En la exposición de París, Courbet se revela como un artista a contracorriente. De entrada, asume dos grandes retos: pintar la carne humana y pintar la nieve, dos problemas técnico-estéticos que pocos pintores resuelven de manera satisfactoria. Luego se revela como alguien capaz de renovar la tradición pictórica: los grandes formatos, tradicionalmente reservados a temas de historia o mitológicos, le sirven para evocar situaciones cotidianas.
En las grandes composiciones se burla de los equilibrios internos, de todas las normas de composición. En una de sus telas más célebres -Un entierro en Ornans, 1849- no sabemos quién es el muerto. Cuando pinta desnudos, pinta mujeres reales y no bellezas idealizadas. Su Origen del mundo (1866) es una provocación pues muestra un sexo femenino y sólo eso.

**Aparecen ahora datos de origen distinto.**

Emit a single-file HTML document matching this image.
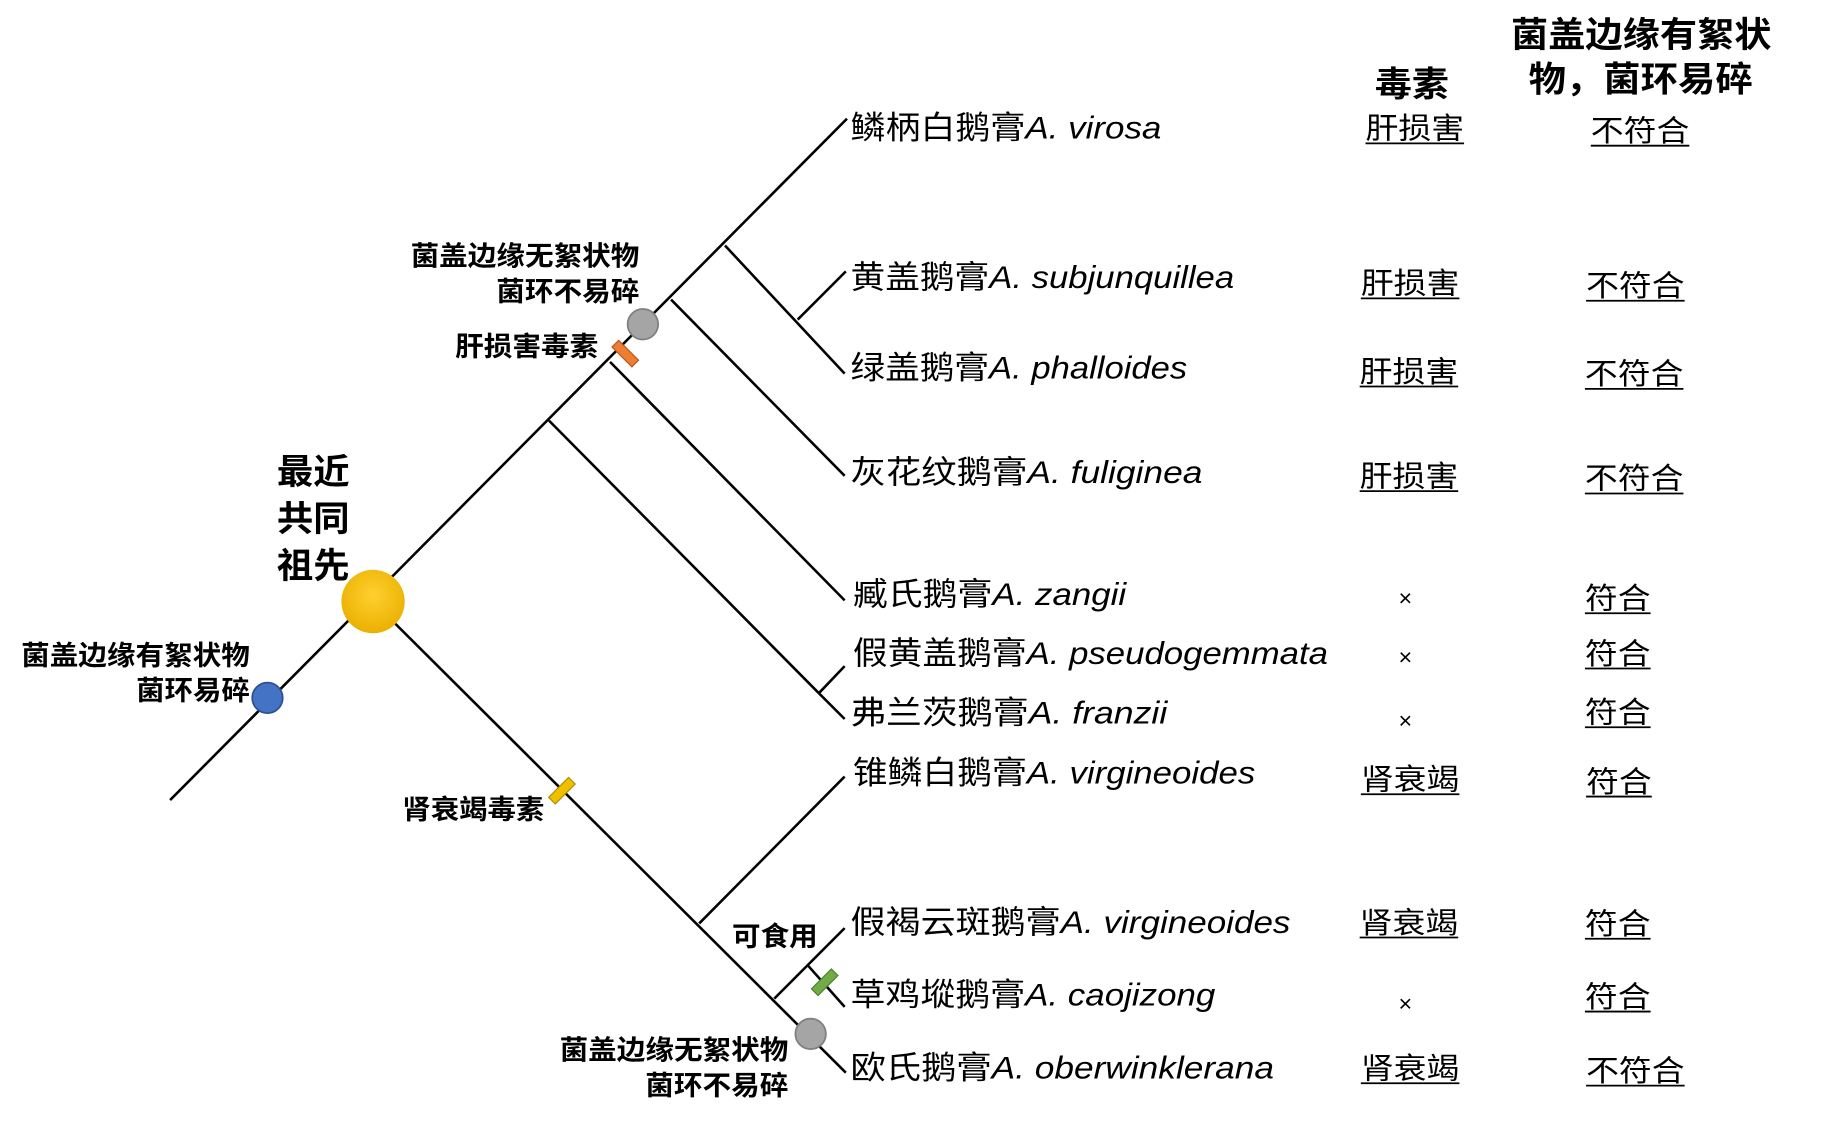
<!DOCTYPE html>
<html><head><meta charset="utf-8"><style>
html,body{margin:0;padding:0;background:#fff;}
svg{display:block;}
text{font-family:"Liberation Sans","Noto Sans CJK SC",sans-serif;fill:#000;}
.b{font-weight:bold;font-size:23px;}
.sp{font-size:27px;}
.i{font-style:italic;}
.c{font-size:25px;}
</style></head><body>
<svg width="1843" height="1122" viewBox="0 0 1571 955" preserveAspectRatio="none" xmlns="http://www.w3.org/2000/svg">
<defs>
<radialGradient id="yg" cx="50%" cy="40%" r="60%"><stop offset="0" stop-color="#ffd030"/><stop offset="1" stop-color="#eab000"/></radialGradient>
</defs>
<g stroke="#000" stroke-width="2.2" fill="none">
<line x1="145" y1="681" x2="722" y2="101"/>
<line x1="318" y1="512" x2="721" y2="913"/>
<line x1="468" y1="358" x2="698" y2="590"/>
<line x1="698" y1="590" x2="720" y2="567"/>
<line x1="698" y1="590" x2="720" y2="612"/>
<line x1="520" y1="308" x2="720" y2="511"/>
<line x1="572" y1="255" x2="720" y2="405"/>
<line x1="618" y1="209" x2="720" y2="318"/>
<line x1="680" y1="272" x2="721" y2="231"/>
<line x1="596" y1="786" x2="720" y2="661"/>
<line x1="660" y1="850" x2="720" y2="790"/>
<line x1="688" y1="821" x2="720" y2="857"/>
</g>
<rect x="-4" y="-12" width="8" height="24" fill="#ed7d31" stroke="#b05a1c" stroke-width="1" transform="translate(533,301) rotate(-45)"/>
<rect x="-4" y="-12" width="8" height="24" fill="#f0c000" stroke="#b08c00" stroke-width="1" transform="translate(479,673) rotate(45)"/>
<rect x="-4" y="-12" width="8" height="24" fill="#70ad47" stroke="#4e7f30" stroke-width="1" transform="translate(703,836) rotate(45)"/>
<circle cx="318" cy="512" r="27" fill="url(#yg)"/>
<circle cx="228" cy="594" r="13" fill="#4472c4" stroke="#2f528f" stroke-width="1.5"/>
<circle cx="548" cy="276" r="13" fill="#a5a5a5" stroke="#7f7f7f" stroke-width="1.5"/>
<circle cx="691" cy="880" r="13" fill="#a5a5a5" stroke="#7f7f7f" stroke-width="1.5"/>

<text class="b" x="236" y="412" style="font-size:30px" textLength="62" lengthAdjust="spacingAndGlyphs">最近</text>
<text class="b" x="236" y="452" style="font-size:30px" textLength="62" lengthAdjust="spacingAndGlyphs">共同</text>
<text class="b" x="236" y="492" style="font-size:30px" textLength="62" lengthAdjust="spacingAndGlyphs">祖先</text>
<text class="b" x="18" y="566" textLength="195" lengthAdjust="spacingAndGlyphs">菌盖边缘有絮状物</text>
<text class="b" x="116" y="596" textLength="97" lengthAdjust="spacingAndGlyphs">菌环易碎</text>
<text class="b" x="350" y="226" textLength="195" lengthAdjust="spacingAndGlyphs">菌盖边缘无絮状物</text>
<text class="b" x="423" y="256" textLength="122" lengthAdjust="spacingAndGlyphs">菌环不易碎</text>
<text class="b" x="388" y="303" textLength="122" lengthAdjust="spacingAndGlyphs">肝损害毒素</text>
<text class="b" x="343" y="697" textLength="121" lengthAdjust="spacingAndGlyphs">肾衰竭毒素</text>
<text class="b" x="624" y="805" textLength="73" lengthAdjust="spacingAndGlyphs">可食用</text>
<text class="b" x="477" y="902" textLength="195" lengthAdjust="spacingAndGlyphs">菌盖边缘无絮状物</text>
<text class="b" x="550" y="932" textLength="122" lengthAdjust="spacingAndGlyphs">菌环不易碎</text>

<text class="sp" x="725" y="118" textLength="265" lengthAdjust="spacingAndGlyphs">鳞柄白鹅膏<tspan class="i">A. virosa</tspan></text>
<text class="sp" x="725" y="245" textLength="327" lengthAdjust="spacingAndGlyphs">黄盖鹅膏<tspan class="i">A. subjunquillea</tspan></text>
<text class="sp" x="725" y="322" textLength="287" lengthAdjust="spacingAndGlyphs">绿盖鹅膏<tspan class="i">A. phalloides</tspan></text>
<text class="sp" x="725" y="411" textLength="300" lengthAdjust="spacingAndGlyphs">灰花纹鹅膏<tspan class="i">A. fuliginea</tspan></text>
<text class="sp" x="727" y="515" textLength="233" lengthAdjust="spacingAndGlyphs">臧氏鹅膏<tspan class="i">A. zangii</tspan></text>
<text class="sp" x="727" y="565" textLength="405" lengthAdjust="spacingAndGlyphs">假黄盖鹅膏<tspan class="i">A. pseudogemmata</tspan></text>
<text class="sp" x="725" y="616" textLength="270" lengthAdjust="spacingAndGlyphs">弗兰茨鹅膏<tspan class="i">A. franzii</tspan></text>
<text class="sp" x="727" y="667" textLength="343" lengthAdjust="spacingAndGlyphs">锥鳞白鹅膏<tspan class="i">A. virgineoides</tspan></text>
<text class="sp" x="725" y="794" textLength="375" lengthAdjust="spacingAndGlyphs">假褐云斑鹅膏<tspan class="i">A. virgineoides</tspan></text>
<text class="sp" x="725" y="856" textLength="311" lengthAdjust="spacingAndGlyphs">草鸡㙡鹅膏<tspan class="i">A. caojizong</tspan></text>
<text class="sp" x="725" y="918" textLength="361" lengthAdjust="spacingAndGlyphs">欧氏鹅膏<tspan class="i">A. oberwinklerana</tspan></text>

<text class="b" x="1172" y="82" style="font-size:30px" textLength="63" lengthAdjust="spacingAndGlyphs">毒素</text>
<text class="b" x="1288" y="40" style="font-size:30px" textLength="222" lengthAdjust="spacingAndGlyphs">菌盖边缘有絮状</text>
<text class="b" x="1303" y="78" style="font-size:30px" textLength="191" lengthAdjust="spacingAndGlyphs">物，菌环易碎</text>

<g class="c">
<text x="1164" y="118" textLength="84" lengthAdjust="spacingAndGlyphs">肝损害</text>
<text x="1160" y="250" textLength="84" lengthAdjust="spacingAndGlyphs">肝损害</text>
<text x="1159" y="325" textLength="84" lengthAdjust="spacingAndGlyphs">肝损害</text>
<text x="1159" y="414" textLength="84" lengthAdjust="spacingAndGlyphs">肝损害</text>
<text x="1160" y="672" textLength="84" lengthAdjust="spacingAndGlyphs">肾衰竭</text>
<text x="1159" y="794" textLength="84" lengthAdjust="spacingAndGlyphs">肾衰竭</text>
<text x="1160" y="918" textLength="84" lengthAdjust="spacingAndGlyphs">肾衰竭</text>
<text x="1198" y="516" text-anchor="middle" style="font-size:20px">×</text>
<text x="1198" y="566" text-anchor="middle" style="font-size:20px">×</text>
<text x="1198" y="620" text-anchor="middle" style="font-size:20px">×</text>
<text x="1198" y="861" text-anchor="middle" style="font-size:20px">×</text>
<text x="1356" y="120" textLength="84" lengthAdjust="spacingAndGlyphs">不符合</text>
<text x="1352" y="252" textLength="84" lengthAdjust="spacingAndGlyphs">不符合</text>
<text x="1351" y="327" textLength="84" lengthAdjust="spacingAndGlyphs">不符合</text>
<text x="1351" y="416" textLength="84" lengthAdjust="spacingAndGlyphs">不符合</text>
<text x="1351" y="518" textLength="56" lengthAdjust="spacingAndGlyphs">符合</text>
<text x="1351" y="565" textLength="56" lengthAdjust="spacingAndGlyphs">符合</text>
<text x="1351" y="615" textLength="56" lengthAdjust="spacingAndGlyphs">符合</text>
<text x="1352" y="674" textLength="56" lengthAdjust="spacingAndGlyphs">符合</text>
<text x="1351" y="795" textLength="56" lengthAdjust="spacingAndGlyphs">符合</text>
<text x="1351" y="857" textLength="56" lengthAdjust="spacingAndGlyphs">符合</text>
<text x="1352" y="920" textLength="84" lengthAdjust="spacingAndGlyphs">不符合</text>
</g>
<g stroke="#000" stroke-width="1.5">
<line x1="1164" y1="122" x2="1248" y2="122"/>
<line x1="1160" y1="254" x2="1244" y2="254"/>
<line x1="1159" y1="329" x2="1243" y2="329"/>
<line x1="1159" y1="418" x2="1243" y2="418"/>
<line x1="1160" y1="676" x2="1244" y2="676"/>
<line x1="1159" y1="798" x2="1243" y2="798"/>
<line x1="1160" y1="922" x2="1244" y2="922"/>
<line x1="1356" y1="124" x2="1440" y2="124"/>
<line x1="1352" y1="256" x2="1436" y2="256"/>
<line x1="1351" y1="331" x2="1435" y2="331"/>
<line x1="1351" y1="420" x2="1435" y2="420"/>
<line x1="1351" y1="522" x2="1407" y2="522"/>
<line x1="1351" y1="569" x2="1407" y2="569"/>
<line x1="1351" y1="619" x2="1407" y2="619"/>
<line x1="1352" y1="678" x2="1408" y2="678"/>
<line x1="1351" y1="799" x2="1407" y2="799"/>
<line x1="1351" y1="861" x2="1407" y2="861"/>
<line x1="1352" y1="924" x2="1436" y2="924"/>
</g>
</svg>
</body></html>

Los comisarios de la exposición han agrupado las obras temáticamente. Se arranca con una impresionante serie de auto-rretratos en los que él se inventa su propio personaje a través de múltiples disfraces. El mundo familiar y su tierra natal le inspiran otra serie de cuadros. Ciertas montañas o grutas le atraen lo suficiente como para realizar series sobre sus formas, al igual que el potente oleaje del mar –«cuando te pones de espaldas al cuadro, aún oyes el estrépito de sus olas», decía Joan Miró– o los temas cinegéticos, melancólicos a la vez que desmesurados.
Courbet, que era hijo de una familia de ricos terratenientes, que era pacifista, republicano, socialista y, sobre todo, partidario de los placeres de la carne, ha sido objeto de todos los equívocos. En su día se le reivindicó como padre del realismo socialista cuando supo ser más romántico que todos los románticos. No se sometía a lo que veía sino que se apoderaba de ello. Se le etiquetó de político cuando sólo se preocupaba por el arte y por su persona. No le perdonaron su orgullo. El conde de Nieuwerkeke, enviado por Napoleón III para convencerle de que realice una obra para la Exposición Universal, se encuentra con la siguiente respuesta: «¿Cómo ese gobierno se atreve a ofrecerme algo cuando yo solo ya soy todo un gobierno? No necesito de nadie para hacer mi exposición. Ustedes monten su pabellón, yo tendré el mío». Y así fue. «Señor Courbet, es usted muy orgulloso», dijo el conde. «Me sorprende que sólo ahora se aperciba de ello. Soy el hombre más orgulloso de Francia». Y mi pintura es la más potente, hubiera podido añadir.